I’m obsessed with familiarity – I like the same foods, drinks, TV shows – I find comfort in routines and structure. Vicki is always keen to ‘mix things up’ – I am not. I know I do it, and I sometimes wish I didn’t – but my brain just doesn’t seem to let me. I am trying to be better, and not get stuck in the same mental ruts.
I tell myself that change is exciting, fun and I should try new things – then another part off my brain is screaming that change is scary, and bad – and I should stick to the paths I’m used to.
When I walked into my favourite coffee place today (we are table), Ella smiled from behind the counter and said “Do you want a Kip and a Breakfast Croissant?” (I have a drink named after me because I order it so much).
I paused for a moment before replying.
Her face dropped. I was going rogue, I never go rogue – Vicki is the one that change her drink order each time. Not me,
“I want you to decide what drink and food I have today, so long as the drink is hot and the food is veggie”

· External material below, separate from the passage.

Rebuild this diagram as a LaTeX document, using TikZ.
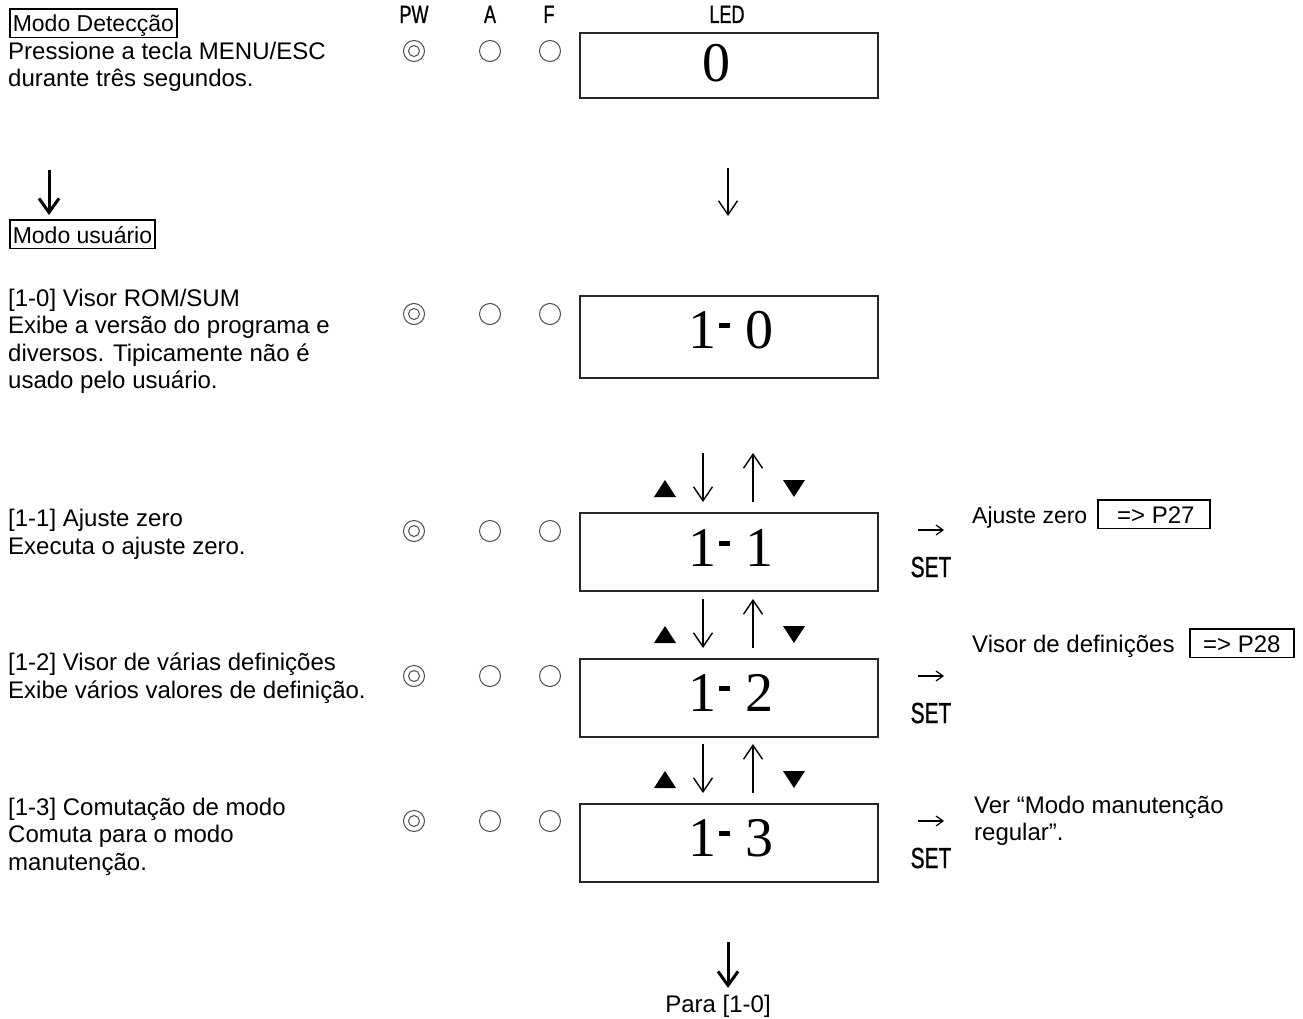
\documentclass[tikz,border=0pt]{standalone}
\usepackage{fontspec}
\setmainfont{Liberation Sans}
\newfontfamily\digitfont{Liberation Serif}
\newfontfamily\narrowfont[FakeStretch=0.72,FakeBold=0.8]{Liberation Sans}
\usetikzlibrary{arrows.meta,shapes.geometric}
\newcommand\mydash{\hspace{3pt}\rule[20pt]{11pt}{5pt}\hspace{15pt}}
\begin{document}
\begin{tikzpicture}[x=1pt,y=-1pt,
  txt/.style={inner sep=0pt, anchor=base west, font=\fontsize{24}{28}\selectfont},
  boxtxt/.style={draw, line width=1.6pt, inner xsep=3pt, inner ysep=2pt, text height=21pt, text depth=3.5pt, anchor=base west, font=\fontsize{23}{28}\selectfont},
  hdr/.style={inner sep=0pt, anchor=base, font=\narrowfont\fontsize{25}{28}\selectfont},
  setlbl/.style={inner sep=0pt, anchor=base, font=\narrowfont\fontsize{29}{30}\selectfont},
  disp/.style={draw=black!85, line width=1.8pt, minimum width=298pt, anchor=north west, inner sep=0pt},
  digits/.style={inner sep=0pt, anchor=base, font=\digitfont\fontsize{56}{60}\selectfont},
  led/.style={circle, draw=black!70, line width=1pt, minimum size=21pt, inner sep=0pt},
  ledin/.style={circle, draw=black!70, line width=1pt, minimum size=11pt, inner sep=0pt},
  thinarr/.style={line width=1.4pt, -{Straight Barb[length=14pt,width=19pt]}},
  smallarr/.style={line width=1.2pt, -{Straight Barb[length=7pt,width=10pt]}},
  thickarr/.style={line width=3pt, -{Straight Barb[length=14pt,width=20pt]}},
]
\useasboundingbox (0,0) rectangle (1303,1019);

% header labels
\node[hdr] (hPW) at (414,23) {PW};
\node[hdr] (hA) at (490,23) {A};
\node[hdr] (hF) at (549,23) {F};
\node[hdr] (hLED) at (727,23) {LED};

% display rows
\foreach \nm/\tp/\hh/\cy/\bl/\dx/\txt in {
  led/32/65/51/82/716.5/0,
  r10/295/82/314/348/730.5/{1\mydash 0},
  r11/512/78/531/566/730.5/{1\mydash 1},
  r12/658/78/676/711/730.5/{1\mydash 2},
  r13/803/78/821/856/730.5/{1\mydash 3}}{
  \node[disp, minimum height=\hh pt] (box\nm) at (579,\tp) {};
  \node[led] (pw\nm) at (414,\cy) {};
  \node[ledin] (pwi\nm) at (414,\cy) {};
  \node[led] (a\nm) at (490,\cy) {};
  \node[led] (f\nm) at (550,\cy) {};
  \node[digits] (d\nm) at (\dx,\bl) {\txt};
}

% SET arrows
\foreach \nm/\tp in {r11/512, r12/658, r13/803}{
  \coordinate (sa\nm) at (918,\tp+18);
  \coordinate (sb\nm) at (944,\tp+18);
  \draw[smallarr] (sa\nm) -- (sb\nm);
  \node[setlbl] (set\nm) at (931,\tp+65) {SET};
}

% up/down groups
\foreach \g/\T in {g1/512, g2/658, g3/803}{
  \coordinate (dns\g) at (703,\T-59);
  \coordinate (dne\g) at (703,\T-10);
  \draw[thinarr] (dns\g) -- (dne\g);
  \coordinate (ups\g) at (753,\T-10);
  \coordinate (upe\g) at (753,\T-59);
  \draw[thinarr] (ups\g) -- (upe\g);
  \fill (654,\T-15) -- (676,\T-15) -- (665,\T-32) -- cycle;
  \fill (783,\T-32) -- (805,\T-32) -- (794,\T-15) -- cycle;
}

% top middle arrow
\coordinate (tma) at (728,168);
\coordinate (tmb) at (728,216);
\draw[thinarr] (tma) -- (tmb);

% left column
\node[boxtxt] (mdet) at (9,32) {Modo Detecção};
\node[txt] (l1) at (8,60) {Pressione a tecla MENU/ESC};
\node[txt] (l2) at (8,87) {durante três segundos.};
\coordinate (la) at (49,170);
\coordinate (lb) at (49,215);
\draw[thickarr] (la) -- (lb);
\node[boxtxt] (muser) at (9,243) {Modo usuário};

\node[txt] (t10a) at (8,306) {[1-0] Visor ROM/SUM};
\node[txt] (t10b) at (8,333.5) {Exibe a versão do programa e};
\node[txt] (t10c) at (8,361) {diversos. Tipicamente não é};
\node[txt] (t10d) at (8,388.5) {usado pelo usuário.};

\node[txt] (t11a) at (8,526) {[1-1] Ajuste zero};
\node[txt] (t11b) at (8,554) {Executa o ajuste zero.};

\node[txt] (t12a) at (8,670) {[1-2] Visor de várias definições};
\node[txt] (t12b) at (8,698) {Exibe vários valores de definição.};

\node[txt] (t13a) at (8,815) {[1-3] Comutação de modo};
\node[txt] (t13b) at (8,842.5) {Comuta para o modo};
\node[txt] (t13c) at (8,870) {manutenção.};

% right column
\node[txt, font=\fontsize{23}{28}\selectfont] (aj) at (972,523) {Ajuste zero};
\node[boxtxt, minimum width=112pt, font=\fontsize{24}{28}\selectfont] (p27) at (1097,523) {\hspace*{4pt}=> P27};
\node[txt] (vd) at (972,652) {Visor de definições};
\node[boxtxt, minimum width=104pt, font=\fontsize{24}{28}\selectfont] (p28) at (1189,652) {=> P28};
\node[txt] (ver1) at (974,813) {Ver “Modo manutenção};
\node[txt] (ver2) at (974,840) {regular”.};

% bottom
\coordinate (ba) at (728,942);
\coordinate (bb) at (728,988);
\draw[thickarr] (ba) -- (bb);
\node[inner sep=0pt, anchor=base, font=\fontsize{24}{28}\selectfont] (para) at (718,1012) {Para [1-0]};
\end{tikzpicture}
\end{document}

The look on her face was priceless, but it felt good to break away from my normal routine. I was happy to let her pick my drink and Julie make my food. I knew I wasn’t going to get anything bad – and thankfully I’ll consume just about anything – I’m not fussy.
I was presented with an Crème Brule Oat Milk Cappuccino and some Sourdough topped with Avocado and Garlic Roasted Tomatoes. It was divine – so, so GOOD! I wouldn’t have ever ordered it, I would have missed out on the deliciousness. Going rogue and off menu worked well for me and served as a reminder –
I need to do that more.
Whilst I find comfort in routines and the same things – I’m missing out, on literally everything else that isn’t in my routine, and that’s a LOT! I know deep down I’ll still always want a tea as soon as I wake up, I’ll still watch The Office (US) forever more.
I will endeavour to try new things, mix it up a bit. I don’t imagine everything will be a success, but that’s okay.